2.⁠ ⁠Restricted Access and Participation:

  •  Access to the wholesale Digital Rupiah (w-Digital Rupiah) is limited to certain designated parties (commercial banks and non-banks) based on criteria set by Bank Indonesia. 
  • This exclusionary approach can prevent broader participation and limit financial inclusivity, impacting individuals and smaller entities that might not meet the criteria.OJK already launched Laku Pandai (Financial Inclusion) program back in 2009 and this new initiative somewhat opposing the fundamental objectives.


3.⁠ ⁠Real-Time Data Collection and Analysis:

  • Bank Indonesia, as the regulatory node, has the right to collect and analyze transaction data in real-time. 
  • This continuous monitoring capability poses significant risks to individual financial privacy and could be perceived as an intrusion into personal financial affairs. Data sovereignty is fundamentally the reason why blockchain technology was invented.


4.⁠ ⁠One-Tier Distribution Scheme:

  •  Both wholesalers and non-wholesalers can obtain Digital Rupiah directly from Bank Indonesia, but only wholesalers can distribute it to retailers and end-users in the end state.
  • This hierarchical structure can create dependencies and power imbalances within the financial system.
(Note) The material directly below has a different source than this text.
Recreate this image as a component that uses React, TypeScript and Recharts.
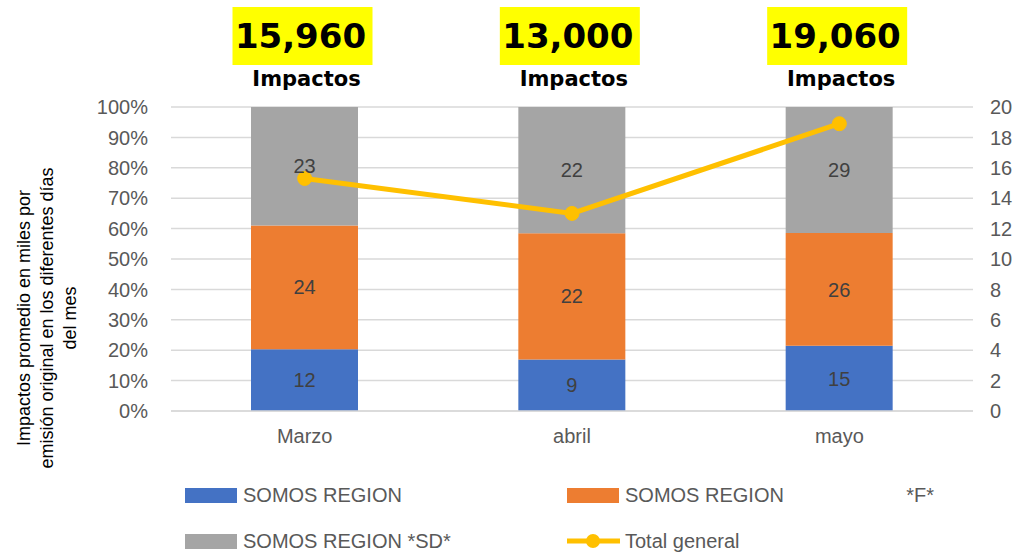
import {
  ComposedChart,
  Bar,
  Line,
  XAxis,
  YAxis,
  CartesianGrid,
  LabelList,
} from 'recharts';

const months = ['Marzo', 'abril', 'mayo'];
const somosRegion = [12, 9, 15];
const somosRegionF = [24, 22, 26];
const somosRegionSD = [23, 22, 29];
const totalGeneral = [15.3, 13.0, 18.9];
const impactos = ['15,960', '13,000', '19,060'];

const leftTicks = [0, 0.1, 0.2, 0.3, 0.4, 0.5, 0.6, 0.7, 0.8, 0.9, 1];
const rightTicks = [0, 2, 4, 6, 8, 10, 12, 14, 16, 18, 20];

const FONT = '"Liberation Sans", Arial, sans-serif';

const legendItems = [
  { name: 'SOMOS REGION', color: '#4472C4', kind: 'box', x: 185, y: 495 },
  { name: 'SOMOS REGION                      *F*', color: '#ED7D31', kind: 'box', x: 567, y: 495 },
  { name: 'SOMOS REGION *SD*', color: '#A5A5A5', kind: 'box', x: 185, y: 541 },
  { name: 'Total general', color: '#FFC000', kind: 'line', x: 567, y: 541 },
];

// yellow headline box + "Impactos" above each column
const renderHeadline = (props: any) => {
  const { x, y, width, value } = props;
  const cx = Number(x) + Number(width) / 2;
  const top = Number(y);
  return (
    <g>
      <rect x={cx - 72} y={top - 100} width={140} height={58} fill="#FFFF00" />
      <text
        x={cx - 4}
        y={top - 59}
        textAnchor="middle"
        fontFamily='"DejaVu Sans", sans-serif'
        fontWeight="bold"
        fontSize={34}
        fill="#000"
      >
        {value}
      </text>
      <text
        x={cx + 2}
        y={top - 21}
        textAnchor="middle"
        fontFamily='"DejaVu Sans", sans-serif'
        fontWeight="bold"
        fontSize={21}
        fill="#000"
      >
        Impactos
      </text>
    </g>
  );
};

export default function App() {
  // 100% stacked: each segment as share of the column total
  const data = months.map((m, i) => {
    const sum = somosRegion[i] + somosRegionF[i] + somosRegionSD[i];
    return {
      month: m,
      a: somosRegion[i],
      f: somosRegionF[i],
      sd: somosRegionSD[i],
      aPct: somosRegion[i] / sum,
      fPct: somosRegionF[i] / sum,
      sdPct: somosRegionSD[i] / sum,
      total: totalGeneral[i],
      impactos: impactos[i],
    };
  });

  return (
    <div
      style={{
        position: 'absolute',
        left: 0,
        top: 0,
        width: 1024,
        height: 556,
        background: '#fff',
        fontFamily: FONT,
      }}
    >
      <ComposedChart
        width={1024}
        height={556}
        data={data}
        margin={{ top: 107, right: 0, bottom: 105, left: 0 }}
        style={{ fontFamily: FONT }}
      >
        <CartesianGrid yAxisId="left" vertical={false} stroke="#d9d9d9" strokeWidth={1.5} />
        <XAxis
          dataKey="month"
          height={40}
          axisLine={{ stroke: '#d9d9d9', strokeWidth: 1.5 }}
          tickLine={false}
          tickMargin={12}
          tick={{ fill: '#595959', fontSize: 20 }}
        />
        <YAxis
          yAxisId="left"
          width={171}
          domain={[0, 1]}
          ticks={leftTicks}
          tickFormatter={(v: number) => `${Math.round(v * 100)}%`}
          axisLine={false}
          tickLine={false}
          tickMargin={17}
          tick={{ fill: '#595959', fontSize: 20 }}
        />
        <YAxis
          yAxisId="right"
          orientation="right"
          width={51}
          domain={[0, 20]}
          ticks={rightTicks}
          interval={0}
          axisLine={false}
          tickLine={false}
          tickMargin={11}
          tick={{ fill: '#595959', fontSize: 20 }}
        />
        <Bar yAxisId="left" dataKey="aPct" stackId="s" fill="#4472C4" barSize={107} isAnimationActive={false}>
          <LabelList dataKey="a" position="center" fill="#404040" fontSize={20} />
        </Bar>
        <Bar yAxisId="left" dataKey="fPct" stackId="s" fill="#ED7D31" barSize={107} isAnimationActive={false}>
          <LabelList dataKey="f" position="center" fill="#404040" fontSize={20} />
        </Bar>
        <Bar yAxisId="left" dataKey="sdPct" stackId="s" fill="#A5A5A5" barSize={107} isAnimationActive={false}>
          <LabelList dataKey="sd" position="center" fill="#404040" fontSize={20} />
          <LabelList dataKey="impactos" content={renderHeadline} />
        </Bar>
        <Line
          yAxisId="right"
          dataKey="total"
          stroke="#FFC000"
          strokeWidth={5}
          dot={{ r: 7, fill: '#FFC000', stroke: '#FFC000', strokeWidth: 1 }}
          isAnimationActive={false}
        />
      </ComposedChart>

      {/* rotated y-axis title */}
      <svg
        width={100}
        height={556}
        style={{ position: 'absolute', left: 0, top: 0 }}
      >
        <text
          transform="rotate(-90, 47, 318)"
          x={47}
          y={318}
          textAnchor="middle"
          fontFamily={FONT}
          fontSize={18}
          fill="#000"
        >
          <tspan x={47} dy={-17}>Impactos promedio en miles por</tspan>
          <tspan x={47} dy={23}>emisión original en los diferentes días</tspan>
          <tspan x={47} dy={23}>del mes</tspan>
        </text>
      </svg>

      {/* legend */}
      {legendItems.map((it) => (
        <div
          key={it.name}
          style={{
            position: 'absolute',
            left: it.x,
            top: it.y - 12,
            height: 24,
            display: 'flex',
            alignItems: 'center',
            whiteSpace: 'pre',
            color: '#595959',
            fontSize: 20,
          }}
        >
          {it.kind === 'box' ? (
            <div style={{ width: 52, height: 15, background: it.color, marginRight: 6 }} />
          ) : (
            <svg width={53} height={20} style={{ marginRight: 5 }}>
              <line x1={0} y1={10} x2={53} y2={10} stroke={it.color} strokeWidth={5} />
              <circle cx={26} cy={10} r={7} fill={it.color} />
            </svg>
          )}
          <span>{it.name}</span>
        </div>
      ))}
    </div>
  );
}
5.⁠ ⁠Lack of Interest on Digital Rupiah:

  • The w-Digital Rupiah is designed to bear no interest, which can deter individuals from holding it as a savings instrument. 
  • This characteristic could disadvantage those who rely on interest-bearing assets for wealth accumulation, further centralizing financial benefits towards established financial institutions.


6.⁠ ⁠Technical and Operational Risks:

  • The use of Distributed Ledger Technology (DLT) introduces operational and cyber risks. Although DLT is intended to mitigate single points of failure, it also presents challenges in terms of scalability, efficiency, and data recovery, potentially affecting the resilience of the financial system. Disaster recovery plan need to be establish comprehensively to mitigate business operation risk.
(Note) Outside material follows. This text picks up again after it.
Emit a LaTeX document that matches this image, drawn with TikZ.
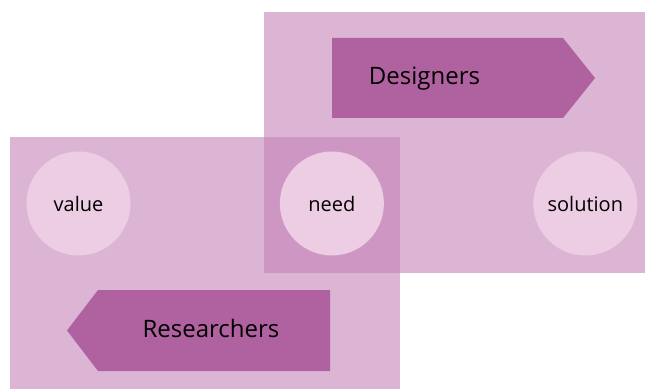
\documentclass[tikz,border=0pt]{standalone}
\usepackage{fontspec}
\setmainfont{Open Sans}
\usetikzlibrary{positioning}

\definecolor{regionpink}{RGB}{197,130,183}
\definecolor{bubblepink}{RGB}{237,205,227}
\definecolor{bannerplum}{RGB}{176,98,160}

\begin{document}
\begin{tikzpicture}[
    x=1pt, y=1pt,
    node distance=149pt,
    region/.style={fill=regionpink, fill opacity=0.6},
    bubble/.style={circle, fill=bubblepink, minimum size=104pt, inner sep=0pt, font=\fontsize{20}{24}\selectfont, text=black},
    banner/.style={fill=bannerplum},
    title/.style={anchor=base, font=\fontsize{24}{29}\selectfont, text=black}
]
    \useasboundingbox (0,0) rectangle (645,389);

    % two overlapping areas
    \fill[region] (264,116) rectangle (645,377);
    \fill[region] (10,0) rectangle (400,252);

    % banners
    \fill[banner] (332,271) -- (563,271) -- (595,311) -- (563,351) -- (332,351) -- cycle;
    \fill[banner] (330,18) -- (98,18) -- (67,58.5) -- (98,99) -- (330,99) -- cycle;

    \node[bubble] (value) at (78.5,185.5) {value};
    \node[bubble, right=of value] (need) {need};
    \node[bubble, right=of need] (solution) {solution};

    \node[title] (designers) at (424.5,304.7) {Designers};
    \node[title] (researchers) at (211,51.7) {Researchers};
\end{tikzpicture}
\end{document}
7.⁠ ⁠Potential for Government Overreach:

  • The comprehensive control exercised by Bank Indonesia over the Digital Rupiah ecosystem can be seen as government overreach. 
  • This centralized authority can potentially lead to the misuse of power, such as freezing assets, controlling spending behaviors, and enforcing monetary policies that may not align with individual freedoms and economic activities.
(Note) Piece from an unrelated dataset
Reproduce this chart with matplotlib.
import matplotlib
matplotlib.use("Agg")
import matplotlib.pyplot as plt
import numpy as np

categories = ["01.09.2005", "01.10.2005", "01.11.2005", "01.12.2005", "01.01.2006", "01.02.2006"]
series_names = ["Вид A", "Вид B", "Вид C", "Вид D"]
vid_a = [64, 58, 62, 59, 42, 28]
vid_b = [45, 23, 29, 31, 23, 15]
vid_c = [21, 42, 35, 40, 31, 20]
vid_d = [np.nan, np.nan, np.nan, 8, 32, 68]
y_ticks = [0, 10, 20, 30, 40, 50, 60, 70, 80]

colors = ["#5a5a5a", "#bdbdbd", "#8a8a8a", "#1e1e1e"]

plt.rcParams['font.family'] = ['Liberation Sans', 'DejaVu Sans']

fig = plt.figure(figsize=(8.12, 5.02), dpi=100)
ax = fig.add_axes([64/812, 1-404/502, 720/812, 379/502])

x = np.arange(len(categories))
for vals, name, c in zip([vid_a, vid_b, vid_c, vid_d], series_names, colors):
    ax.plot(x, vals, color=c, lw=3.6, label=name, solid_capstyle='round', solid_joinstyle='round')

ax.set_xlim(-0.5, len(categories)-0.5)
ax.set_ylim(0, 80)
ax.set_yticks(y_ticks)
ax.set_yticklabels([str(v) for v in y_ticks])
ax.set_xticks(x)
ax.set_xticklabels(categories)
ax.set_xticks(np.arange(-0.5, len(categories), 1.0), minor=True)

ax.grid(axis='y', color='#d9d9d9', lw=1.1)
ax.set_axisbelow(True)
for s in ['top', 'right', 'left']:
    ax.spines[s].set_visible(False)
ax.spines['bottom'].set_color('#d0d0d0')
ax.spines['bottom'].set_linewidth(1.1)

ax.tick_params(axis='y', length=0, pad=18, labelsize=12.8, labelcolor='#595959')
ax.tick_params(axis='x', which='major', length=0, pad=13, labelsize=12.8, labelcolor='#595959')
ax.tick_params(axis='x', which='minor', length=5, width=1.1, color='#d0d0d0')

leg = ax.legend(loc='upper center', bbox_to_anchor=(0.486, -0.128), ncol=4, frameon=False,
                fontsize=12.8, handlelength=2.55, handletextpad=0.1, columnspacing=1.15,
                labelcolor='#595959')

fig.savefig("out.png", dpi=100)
In summary, while the development of a Digital Rupiah aims to modernize Indonesia's financial system, the proposed framework presents substantial risks to individual freedom, privacy, and ownership of money. The centralization of power, extensive surveillance capabilities, and restricted access to the digital currency system are significant concerns that need to be addressed to ensure the protection of individual rights and the prevention of government overreach.